**Requirements**
The material below should be written out in full and exactly; pictures stay out of the copy.

**Data section**

===

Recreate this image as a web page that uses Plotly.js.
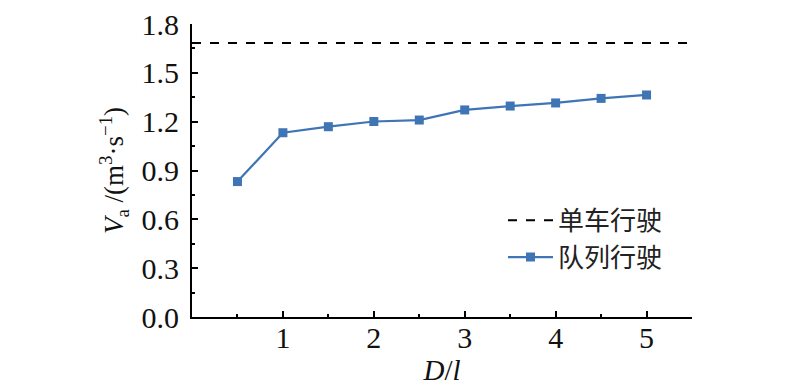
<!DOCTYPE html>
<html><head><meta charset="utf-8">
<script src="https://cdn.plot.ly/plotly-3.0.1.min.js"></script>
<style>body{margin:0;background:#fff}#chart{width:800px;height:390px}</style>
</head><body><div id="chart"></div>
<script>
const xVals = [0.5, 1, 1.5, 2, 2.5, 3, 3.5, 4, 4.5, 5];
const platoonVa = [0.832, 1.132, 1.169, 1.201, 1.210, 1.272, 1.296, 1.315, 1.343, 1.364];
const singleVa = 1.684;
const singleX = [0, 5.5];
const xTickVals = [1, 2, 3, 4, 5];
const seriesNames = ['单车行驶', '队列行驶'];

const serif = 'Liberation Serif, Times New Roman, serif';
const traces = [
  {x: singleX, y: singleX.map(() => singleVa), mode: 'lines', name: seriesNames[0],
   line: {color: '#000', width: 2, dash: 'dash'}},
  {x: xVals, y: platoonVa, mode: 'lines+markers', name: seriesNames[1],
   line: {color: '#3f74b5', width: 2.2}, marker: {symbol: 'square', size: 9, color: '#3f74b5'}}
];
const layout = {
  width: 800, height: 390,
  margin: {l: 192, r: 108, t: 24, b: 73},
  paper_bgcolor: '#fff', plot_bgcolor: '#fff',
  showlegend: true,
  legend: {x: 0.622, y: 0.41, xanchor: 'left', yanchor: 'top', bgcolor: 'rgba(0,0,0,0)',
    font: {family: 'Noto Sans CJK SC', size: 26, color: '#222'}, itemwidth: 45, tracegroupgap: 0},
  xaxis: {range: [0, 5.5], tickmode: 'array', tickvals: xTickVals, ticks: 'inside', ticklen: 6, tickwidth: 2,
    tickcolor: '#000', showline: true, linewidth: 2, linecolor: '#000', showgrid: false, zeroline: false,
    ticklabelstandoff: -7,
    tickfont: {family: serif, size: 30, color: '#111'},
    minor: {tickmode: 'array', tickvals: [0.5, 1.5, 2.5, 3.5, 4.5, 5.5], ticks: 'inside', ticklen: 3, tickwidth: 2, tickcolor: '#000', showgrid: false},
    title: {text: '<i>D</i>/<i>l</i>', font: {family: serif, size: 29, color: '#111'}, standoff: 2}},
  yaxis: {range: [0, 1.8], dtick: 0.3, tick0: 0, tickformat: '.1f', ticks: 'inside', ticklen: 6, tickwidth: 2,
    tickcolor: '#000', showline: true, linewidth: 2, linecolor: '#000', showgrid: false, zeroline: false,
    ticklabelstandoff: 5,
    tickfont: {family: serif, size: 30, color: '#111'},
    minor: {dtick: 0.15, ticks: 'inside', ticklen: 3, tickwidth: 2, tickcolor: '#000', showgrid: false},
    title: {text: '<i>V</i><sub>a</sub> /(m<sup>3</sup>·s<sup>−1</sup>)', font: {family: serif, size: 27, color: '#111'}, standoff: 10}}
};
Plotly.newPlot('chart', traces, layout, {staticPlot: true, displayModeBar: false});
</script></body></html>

===

**Full output**
Recreate this image as a web page that uses Plotly.js.
<!DOCTYPE html>
<html><head><meta charset="utf-8">
<script src="https://cdn.plot.ly/plotly-3.0.1.min.js"></script>
<style>body{margin:0;background:#fff}#chart{width:800px;height:390px}</style>
</head><body><div id="chart"></div>
<script>
const xVals = [0.5, 1, 1.5, 2, 2.5, 3, 3.5, 4, 4.5, 5];
const platoonVa = [0.832, 1.132, 1.169, 1.201, 1.210, 1.272, 1.296, 1.315, 1.343, 1.364];
const singleVa = 1.684;
const singleX = [0, 5.5];
const xTickVals = [1, 2, 3, 4, 5];
const seriesNames = ['单车行驶', '队列行驶'];

const serif = 'Liberation Serif, Times New Roman, serif';
const traces = [
  {x: singleX, y: singleX.map(() => singleVa), mode: 'lines', name: seriesNames[0],
   line: {color: '#000', width: 2, dash: 'dash'}},
  {x: xVals, y: platoonVa, mode: 'lines+markers', name: seriesNames[1],
   line: {color: '#3f74b5', width: 2.2}, marker: {symbol: 'square', size: 9, color: '#3f74b5'}}
];
const layout = {
  width: 800, height: 390,
  margin: {l: 192, r: 108, t: 24, b: 73},
  paper_bgcolor: '#fff', plot_bgcolor: '#fff',
  showlegend: true,
  legend: {x: 0.622, y: 0.41, xanchor: 'left', yanchor: 'top', bgcolor: 'rgba(0,0,0,0)',
    font: {family: 'Noto Sans CJK SC', size: 26, color: '#222'}, itemwidth: 45, tracegroupgap: 0},
  xaxis: {range: [0, 5.5], tickmode: 'array', tickvals: xTickVals, ticks: 'inside', ticklen: 6, tickwidth: 2,
    tickcolor: '#000', showline: true, linewidth: 2, linecolor: '#000', showgrid: false, zeroline: false,
    ticklabelstandoff: -7,
    tickfont: {family: serif, size: 30, color: '#111'},
    minor: {tickmode: 'array', tickvals: [0.5, 1.5, 2.5, 3.5, 4.5, 5.5], ticks: 'inside', ticklen: 3, tickwidth: 2, tickcolor: '#000', showgrid: false},
    title: {text: '<i>D</i>/<i>l</i>', font: {family: serif, size: 29, color: '#111'}, standoff: 2}},
  yaxis: {range: [0, 1.8], dtick: 0.3, tick0: 0, tickformat: '.1f', ticks: 'inside', ticklen: 6, tickwidth: 2,
    tickcolor: '#000', showline: true, linewidth: 2, linecolor: '#000', showgrid: false, zeroline: false,
    ticklabelstandoff: 5,
    tickfont: {family: serif, size: 30, color: '#111'},
    minor: {dtick: 0.15, ticks: 'inside', ticklen: 3, tickwidth: 2, tickcolor: '#000', showgrid: false},
    title: {text: '<i>V</i><sub>a</sub> /(m<sup>3</sup>·s<sup>−1</sup>)', font: {family: serif, size: 27, color: '#111'}, standoff: 10}}
};
Plotly.newPlot('chart', traces, layout, {staticPlot: true, displayModeBar: false});
</script></body></html>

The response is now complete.